__Material__.
** begin **

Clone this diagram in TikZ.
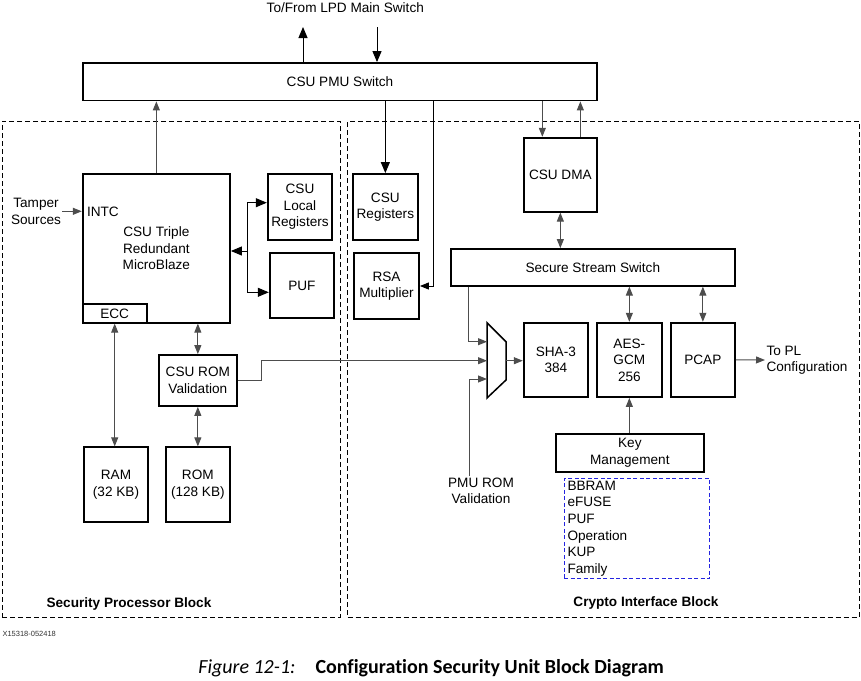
\documentclass[tikz,border=0pt]{standalone}
\usepackage{fontspec}
\setmainfont{Liberation Sans}
\newfontfamily\capfont[Ligatures=NoCommon]{Carlito}
\usetikzlibrary{arrows.meta, positioning}
\definecolor{cline}{HTML}{4D4D4D}
\definecolor{ckey}{HTML}{2424E0}
\newcommand{\diagfont}{\fontsize{13.6}{16.5}\selectfont}
\newcommand{\capsize}{\fontsize{20}{24}\selectfont}
\tikzset{
  every picture/.style={line width=1pt},
  box/.style={draw=black, line width=1.8pt, align=center, inner sep=1pt, font=\diagfont},
  txt/.style={align=center, inner sep=1pt, font=\diagfont},
  blockbox/.style={draw=black, line width=0.9pt, dash pattern=on 5pt off 3pt},
  blocklbl/.style={font=\diagfont\bfseries, inner sep=1pt},
  keybox/.style={draw=ckey, line width=1pt, dash pattern=on 4pt off 2.5pt, align=left, inner xsep=3.5pt, inner ysep=2pt, font=\fontsize{13.6}{16.6}\selectfont},
  arr/.style={-{Triangle[length=9pt, width=7pt]}, draw=cline, line width=1pt},
  darr/.style={{Triangle[length=9pt, width=7pt]}-{Triangle[length=9pt, width=7pt]}, draw=cline, line width=1pt},
  barr/.style={-{Triangle[length=11pt, width=9pt]}, draw=black, line width=1pt},
  wire/.style={draw=black, line width=1pt},
}

\begin{document}
\begin{tikzpicture}[x=1pt, y=-1pt]
  \useasboundingbox (0,0) rectangle (861,680);
  % dashed blocks
  \node[blockbox, minimum width=338, minimum height=496] (spb) at (171,369) {};
  \node[blockbox, minimum width=511.5, minimum height=496] (cib) at (603.25,369) {};
  \node[blocklbl] (spblbl) at (129,604.3) {Security Processor Block};
  \node[blocklbl] (ciblbl) at (646,603.3) {Crypto Interface Block};

  \node[txt] (lpd) at (345.3,8) {To/From LPD Main Switch};
  \node[box, minimum width=514, minimum height=37.5] (pmu) at (340,81.75) {CSU PMU Switch};
  \coordinate (lpdup) at (303,27);
  \coordinate (lpddn) at (377,27);

  % security processor block
  \node[box, minimum width=147.3, minimum height=148.4] (mb) at (156.35,248.5) {CSU Triple\\Redundant\\MicroBlaze};
  \node[box, minimum width=64, minimum height=18.4] (ecc) at (114.7,313.5) {ECC};
  \node[txt, anchor=west] (intc) at (85.5,211.5) {INTC};
  \node[txt] (tamper) at (36,211.3) {Tamper\\Sources};
  \node[box, minimum width=64.6, minimum height=65.7] (lreg) at (300,207.15) {CSU\\Local\\Registers};
  \node[box, minimum width=64.3, minimum height=65.6] (puf) at (301.85,285.5) {PUF};
  \node[box, minimum width=78.3, minimum height=51] (romv) at (197.85,380.5) {CSU ROM\\Validation};
  \node[box, minimum width=64.6, minimum height=74.7] (ram) at (116,484.65) {RAM\\(32 KB)};
  \node[box, minimum width=64.3, minimum height=74.7] (rom) at (197.85,484.65) {ROM\\(128 KB)};
  \coordinate (bus) at (247.3,251);
  \coordinate (bustop) at (247.3,202.7);
  \coordinate (busbot) at (247.3,292.3);

  % crypto interface block
  \node[box, minimum width=65.3, minimum height=66] (creg) at (385.35,207) {CSU\\Registers};
  \node[box, minimum width=65, minimum height=66] (rsa) at (386.5,286) {RSA\\Multiplier};
  \node[box, minimum width=73.3, minimum height=74] (dma) at (560.35,174.7) {CSU DMA};
  \node[box, minimum width=284.3, minimum height=36.7] (sss) at (592.85,267.35) {Secure Stream Switch};
  \node[box, minimum width=64.3, minimum height=74.3] (sha) at (555.85,359.85) {SHA-3\\384};
  \node[box, minimum width=65.3, minimum height=74.3] (aes) at (629.35,359.85) {AES-\\GCM\\256};
  \node[box, minimum width=64.3, minimum height=74.3] (pcap) at (702.85,359.85) {PCAP};
  \node[txt, align=left, anchor=west] (topl) at (765,360) {To PL\\Configuration};
  \node[box, minimum width=148.3, minimum height=38] (km) at (629.85,452.7) {Key\\Management};
  \node[keybox, minimum width=145.8, minimum height=100, text width=138.8, anchor=north west] (keys) at (563.5,478) {BBRAM\\eFUSE\\PUF\\Operation\\KUP\\Family};
  \node[txt] (pmurv) at (481,491) {PMU ROM\\Validation};

  % mux
  \draw[line width=1.5pt, line join=miter] (487,322.7) -- (506,341.7) -- (506,380) -- (487,398) -- cycle;
  \coordinate (mux1) at (487,341.7);
  \coordinate (mux2) at (487,360.7);
  \coordinate (mux3) at (487,379);
  \coordinate (muxo) at (506,360.7);

  % connectors
  \draw[barr] (pmu.north -| lpdup) -- (lpdup);
  \draw[barr] (lpddn) -- (pmu.north -| lpddn);
  \draw[arr] (mb.north) -- (mb.north |- pmu.south);
  \draw[arr] (tamper.east) -- (tamper.east -| mb.west);
  \draw[wire] (bustop) -- (busbot);
  \draw[barr] (bus) -- (bus -| mb.east);
  \draw[barr] (bustop) -- (bustop -| lreg.west);
  \draw[barr] (busbot) -- (busbot -| puf.west);
  \draw[darr] (ecc.south) -- (ecc.south |- ram.north);
  \draw[darr] (romv.north |- mb.south) -- (romv.north);
  \draw[darr] (romv.south) -- (romv.south |- rom.north);
  \draw[arr] (romv.east) -- ++(23.3,0) |- (mux2);

  \draw[barr] (creg.north |- pmu.south) -- (creg.north);
  \draw[arr, draw=black] ([xshift=13.5]rsa.east |- pmu.south) |- (rsa.east);
  \draw[arr] ([xshift=-18]dma.north |- pmu.south) -- ([xshift=-18]dma.north);
  \draw[arr] ([xshift=20]dma.north) -- ([xshift=20]dma.north |- pmu.south);
  \draw[darr] (dma.south) -- (dma.south |- sss.north);
  \draw[darr] (aes.north |- sss.south) -- (aes.north);
  \draw[darr] (pcap.north |- sss.south) -- (pcap.north);
  \draw[arr] ([xshift=-124.85]sss.south) |- (mux1);
  \draw[arr] ([xshift=-12]pmurv.north) |- (mux3);
  \draw[arr] (muxo) -- (muxo -| sha.west);
  \draw[arr] (pcap.east) -- (topl.west);
  \draw[arr] (aes.south |- km.north) -- (aes.south);

  % caption
  \node[font=\fontsize{7.5}{9}\selectfont, text=black!80, anchor=west, inner sep=0] (figid) at (2,634) {X15318-052418};
  \node[font=\capfont\capsize\itshape, anchor=base east, inner sep=0] (fignum) at (296,673) {Figure 12-1:};
  \node[font=\capfont\capsize\bfseries, inner sep=0, base right=19pt of fignum] (figtitle) {Configuration Security Unit Block Diagram};
\end{tikzpicture}
\end{document}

** end **

__Exercise__. Reproduce all of the data exactly, omitting each picture it holds.

__Written answer__.
Clone this diagram in TikZ.
\documentclass[tikz,border=0pt]{standalone}
\usepackage{fontspec}
\setmainfont{Liberation Sans}
\newfontfamily\capfont[Ligatures=NoCommon]{Carlito}
\usetikzlibrary{arrows.meta, positioning}
\definecolor{cline}{HTML}{4D4D4D}
\definecolor{ckey}{HTML}{2424E0}
\newcommand{\diagfont}{\fontsize{13.6}{16.5}\selectfont}
\newcommand{\capsize}{\fontsize{20}{24}\selectfont}
\tikzset{
  every picture/.style={line width=1pt},
  box/.style={draw=black, line width=1.8pt, align=center, inner sep=1pt, font=\diagfont},
  txt/.style={align=center, inner sep=1pt, font=\diagfont},
  blockbox/.style={draw=black, line width=0.9pt, dash pattern=on 5pt off 3pt},
  blocklbl/.style={font=\diagfont\bfseries, inner sep=1pt},
  keybox/.style={draw=ckey, line width=1pt, dash pattern=on 4pt off 2.5pt, align=left, inner xsep=3.5pt, inner ysep=2pt, font=\fontsize{13.6}{16.6}\selectfont},
  arr/.style={-{Triangle[length=9pt, width=7pt]}, draw=cline, line width=1pt},
  darr/.style={{Triangle[length=9pt, width=7pt]}-{Triangle[length=9pt, width=7pt]}, draw=cline, line width=1pt},
  barr/.style={-{Triangle[length=11pt, width=9pt]}, draw=black, line width=1pt},
  wire/.style={draw=black, line width=1pt},
}

\begin{document}
\begin{tikzpicture}[x=1pt, y=-1pt]
  \useasboundingbox (0,0) rectangle (861,680);
  % dashed blocks
  \node[blockbox, minimum width=338, minimum height=496] (spb) at (171,369) {};
  \node[blockbox, minimum width=511.5, minimum height=496] (cib) at (603.25,369) {};
  \node[blocklbl] (spblbl) at (129,604.3) {Security Processor Block};
  \node[blocklbl] (ciblbl) at (646,603.3) {Crypto Interface Block};

  \node[txt] (lpd) at (345.3,8) {To/From LPD Main Switch};
  \node[box, minimum width=514, minimum height=37.5] (pmu) at (340,81.75) {CSU PMU Switch};
  \coordinate (lpdup) at (303,27);
  \coordinate (lpddn) at (377,27);

  % security processor block
  \node[box, minimum width=147.3, minimum height=148.4] (mb) at (156.35,248.5) {CSU Triple\\Redundant\\MicroBlaze};
  \node[box, minimum width=64, minimum height=18.4] (ecc) at (114.7,313.5) {ECC};
  \node[txt, anchor=west] (intc) at (85.5,211.5) {INTC};
  \node[txt] (tamper) at (36,211.3) {Tamper\\Sources};
  \node[box, minimum width=64.6, minimum height=65.7] (lreg) at (300,207.15) {CSU\\Local\\Registers};
  \node[box, minimum width=64.3, minimum height=65.6] (puf) at (301.85,285.5) {PUF};
  \node[box, minimum width=78.3, minimum height=51] (romv) at (197.85,380.5) {CSU ROM\\Validation};
  \node[box, minimum width=64.6, minimum height=74.7] (ram) at (116,484.65) {RAM\\(32 KB)};
  \node[box, minimum width=64.3, minimum height=74.7] (rom) at (197.85,484.65) {ROM\\(128 KB)};
  \coordinate (bus) at (247.3,251);
  \coordinate (bustop) at (247.3,202.7);
  \coordinate (busbot) at (247.3,292.3);

  % crypto interface block
  \node[box, minimum width=65.3, minimum height=66] (creg) at (385.35,207) {CSU\\Registers};
  \node[box, minimum width=65, minimum height=66] (rsa) at (386.5,286) {RSA\\Multiplier};
  \node[box, minimum width=73.3, minimum height=74] (dma) at (560.35,174.7) {CSU DMA};
  \node[box, minimum width=284.3, minimum height=36.7] (sss) at (592.85,267.35) {Secure Stream Switch};
  \node[box, minimum width=64.3, minimum height=74.3] (sha) at (555.85,359.85) {SHA-3\\384};
  \node[box, minimum width=65.3, minimum height=74.3] (aes) at (629.35,359.85) {AES-\\GCM\\256};
  \node[box, minimum width=64.3, minimum height=74.3] (pcap) at (702.85,359.85) {PCAP};
  \node[txt, align=left, anchor=west] (topl) at (765,360) {To PL\\Configuration};
  \node[box, minimum width=148.3, minimum height=38] (km) at (629.85,452.7) {Key\\Management};
  \node[keybox, minimum width=145.8, minimum height=100, text width=138.8, anchor=north west] (keys) at (563.5,478) {BBRAM\\eFUSE\\PUF\\Operation\\KUP\\Family};
  \node[txt] (pmurv) at (481,491) {PMU ROM\\Validation};

  % mux
  \draw[line width=1.5pt, line join=miter] (487,322.7) -- (506,341.7) -- (506,380) -- (487,398) -- cycle;
  \coordinate (mux1) at (487,341.7);
  \coordinate (mux2) at (487,360.7);
  \coordinate (mux3) at (487,379);
  \coordinate (muxo) at (506,360.7);

  % connectors
  \draw[barr] (pmu.north -| lpdup) -- (lpdup);
  \draw[barr] (lpddn) -- (pmu.north -| lpddn);
  \draw[arr] (mb.north) -- (mb.north |- pmu.south);
  \draw[arr] (tamper.east) -- (tamper.east -| mb.west);
  \draw[wire] (bustop) -- (busbot);
  \draw[barr] (bus) -- (bus -| mb.east);
  \draw[barr] (bustop) -- (bustop -| lreg.west);
  \draw[barr] (busbot) -- (busbot -| puf.west);
  \draw[darr] (ecc.south) -- (ecc.south |- ram.north);
  \draw[darr] (romv.north |- mb.south) -- (romv.north);
  \draw[darr] (romv.south) -- (romv.south |- rom.north);
  \draw[arr] (romv.east) -- ++(23.3,0) |- (mux2);

  \draw[barr] (creg.north |- pmu.south) -- (creg.north);
  \draw[arr, draw=black] ([xshift=13.5]rsa.east |- pmu.south) |- (rsa.east);
  \draw[arr] ([xshift=-18]dma.north |- pmu.south) -- ([xshift=-18]dma.north);
  \draw[arr] ([xshift=20]dma.north) -- ([xshift=20]dma.north |- pmu.south);
  \draw[darr] (dma.south) -- (dma.south |- sss.north);
  \draw[darr] (aes.north |- sss.south) -- (aes.north);
  \draw[darr] (pcap.north |- sss.south) -- (pcap.north);
  \draw[arr] ([xshift=-124.85]sss.south) |- (mux1);
  \draw[arr] ([xshift=-12]pmurv.north) |- (mux3);
  \draw[arr] (muxo) -- (muxo -| sha.west);
  \draw[arr] (pcap.east) -- (topl.west);
  \draw[arr] (aes.south |- km.north) -- (aes.south);

  % caption
  \node[font=\fontsize{7.5}{9}\selectfont, text=black!80, anchor=west, inner sep=0] (figid) at (2,634) {X15318-052418};
  \node[font=\capfont\capsize\itshape, anchor=base east, inner sep=0] (fignum) at (296,673) {Figure 12-1:};
  \node[font=\capfont\capsize\bfseries, inner sep=0, base right=19pt of fignum] (figtitle) {Configuration Security Unit Block Diagram};
\end{tikzpicture}
\end{document}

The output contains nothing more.